HISTORY IN THE MAKING: LGBT STUDIES CLASS • FALL 2015 The School of the Arts academic curriculum will be enhanced with an LGBT studies class next fall, taught by academic faculty member, Lyndsey Schlax, making SOTA the first public high school in San Francisco to teach this relevant and vital part of the City’s history. Schlax, who studied history at UC Berkeley and San Diego State, and has a Masters in Teaching from the University of San Francisco, claims that she has always been drawn to the stories of grass roots revolutions and social movements. (Her Master's field project focused on integrating arts into subject matter classes, making her subsequent student teaching placement at SOTA a perfectly synchronous event.) Ms. Schlax has been teaching History at the School of the Arts for the past 7 years and was also the Activities Director for Asawa SOTA Student Government for 6 years. As part of the coursework, which encompassed Government, Politics, Leadership and Economics, special guests were invited to share their knowledge and experiences with the students: a federal court judge, active members of political parties, and members of city government. During one of these site visits, Commissioner Matt Haney visited the classroom to talk about government and planted the seed of the idea for an LGBTQ history course. According to Ms. Schlax, the rest is truly history: "I just couldn't let the idea go. SOTA’s student body identifies so strongly as LGBT allies, and so many of our students are part of the LGBTQ community (28%!), they needed to be a part of bringing this class to high schools.” Props to Commissioner Haney, who championed this new addition to the curriculum and spearheaded the effort with the San Francisco Board of Education. “I’m excited to teach the class because, in San Francisco, at SOTA, students should be learning these stories; they're 'their' stories. With LGBT studies, our students will be learning about advocacy, being a good ally, and the history that shaped San Francisco and the LGBTQ community. And they'll be doing it at a watershed moment - so much is changing in America, and the world, for LGBTQ individuals. In the next few weeks the Supreme Court will announce their decision about marriage equality, and I get to teach this history as its happening. It can't get much more exciting than that!!!"

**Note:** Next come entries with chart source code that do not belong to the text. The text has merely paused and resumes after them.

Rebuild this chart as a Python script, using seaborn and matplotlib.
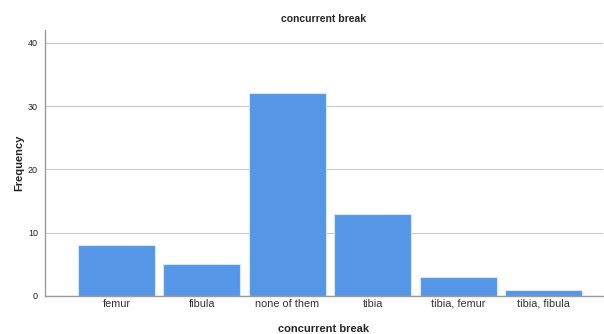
import pandas as pd
import seaborn as sns
import matplotlib.pyplot as plt

# Frequency counts per break category
categories = ['femur', 'fibula', 'none of them', 'tibia', 'tibia, femur', 'tibia, fibula']
counts = [8, 5, 32, 13, 3, 1]

df = pd.DataFrame({'concurrent break': categories, 'Frequency': counts})

sns.set_style('white')
plt.rcParams['font.family'] = ['Liberation Sans', 'DejaVu Sans']

fig = plt.figure(figsize=(6.04, 3.34), dpi=100)
ax = fig.add_axes([0.0745, 0.114, 0.924, 0.796])

sns.barplot(data=df, x='concurrent break', y='Frequency', color='#5596e6',
            width=0.9, edgecolor='#d8e6f8', linewidth=0.8, saturation=1, ax=ax)

ax.set_ylim(0, 42)
ax.set_xlim(-0.835, 5.695)
ax.set_yticks([0, 10, 20, 30, 40])
ax.yaxis.grid(True, color='#c8c8c8', linewidth=0.8)
ax.set_axisbelow(True)

for s in ['top', 'right']:
    ax.spines[s].set_visible(False)
for s in ['left', 'bottom']:
    ax.spines[s].set_color('#9a9a9a')
    ax.spines[s].set_linewidth(1.0)

ax.tick_params(axis='y', labelsize=6.5, length=3, color='#9a9a9a', pad=2)
ax.tick_params(axis='x', labelsize=7.8, length=0, pad=2, colors='#333333')
ax.tick_params(axis='y', colors='#222222')

ax.set_title('concurrent break', fontsize=7.5, fontweight='bold', pad=6)
ax.set_xlabel('concurrent break', fontsize=8, fontweight='bold', labelpad=11)
ax.set_ylabel('Frequency', fontsize=8, fontweight='bold', labelpad=3)

fig.savefig('out.png', dpi=100)
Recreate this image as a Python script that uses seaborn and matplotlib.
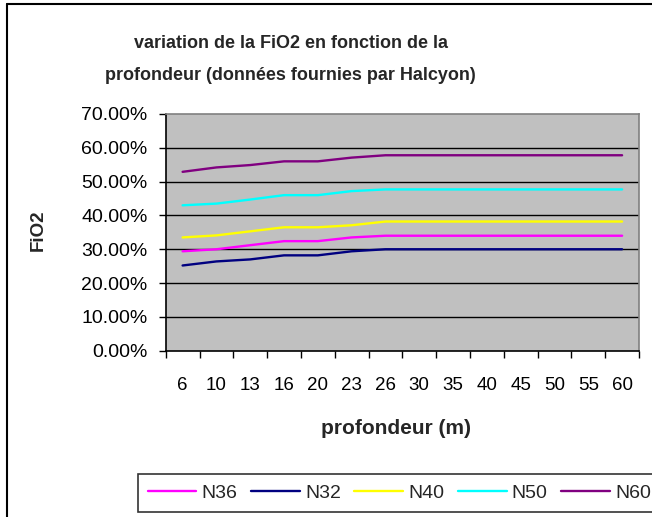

Posted by Ruth Asawa San Francisco School of the Arts on Monday, June 8, 2015

Specifically, the course will cover "things like the establishment of enclaves, the experience in the military and the end of the 'don't ask, don't tell' policy, the overturning of [the Defense of Marriage Act] and the [Proposition 8] case, what's happening right now with the spread of marriage equality and how that's moving through the U.S. Supreme Court," Schlax said.

Schlax will develop the curriculum, which will focus on LGBT history, NBC Bay Area reports.

Around 600 students attend the Ruth Asawa San Francisco School of the Arts. Of those, 28 percent identify as lesbian, gay, bisexual, transgender or queer, Schlax told CBS San Francisco. In 2014, as part of a wide-ranging survey of sexual orientation among American adults, the Centers for Disease Control and Prevention reported 3.4 percent of Americans identified as something other than straight—1.6 percent identified as gay or lesbian, 0.7 percent identified as bisexual and 1.1 percent identified as something else. A 2012 Gallup poll also found 3.4 percent of adult Americans identified as lesbian, gay, bisexual or transgender. A 2010 study by researchers at Ohio State University and Boston University found as many as 19 percent of adult Americans do not identify as heterosexual.

LGBT studies courses are more common in higher education. Many schools within the University of California system, including UCLA, UC Davis, UC Irvine, UC Santa Cruz, UC San Diego, UC Santa Barbara and UC Berkeley offer LGBT studies majors or minors.

Twenty-five students had enrolled for the high school class as of mid-June, The San Francisco Examiner reports.

Starting in the fall the school will also offer an ethnic studies course, in which students will discuss the "nonwhite experience in the United States," Schlax said.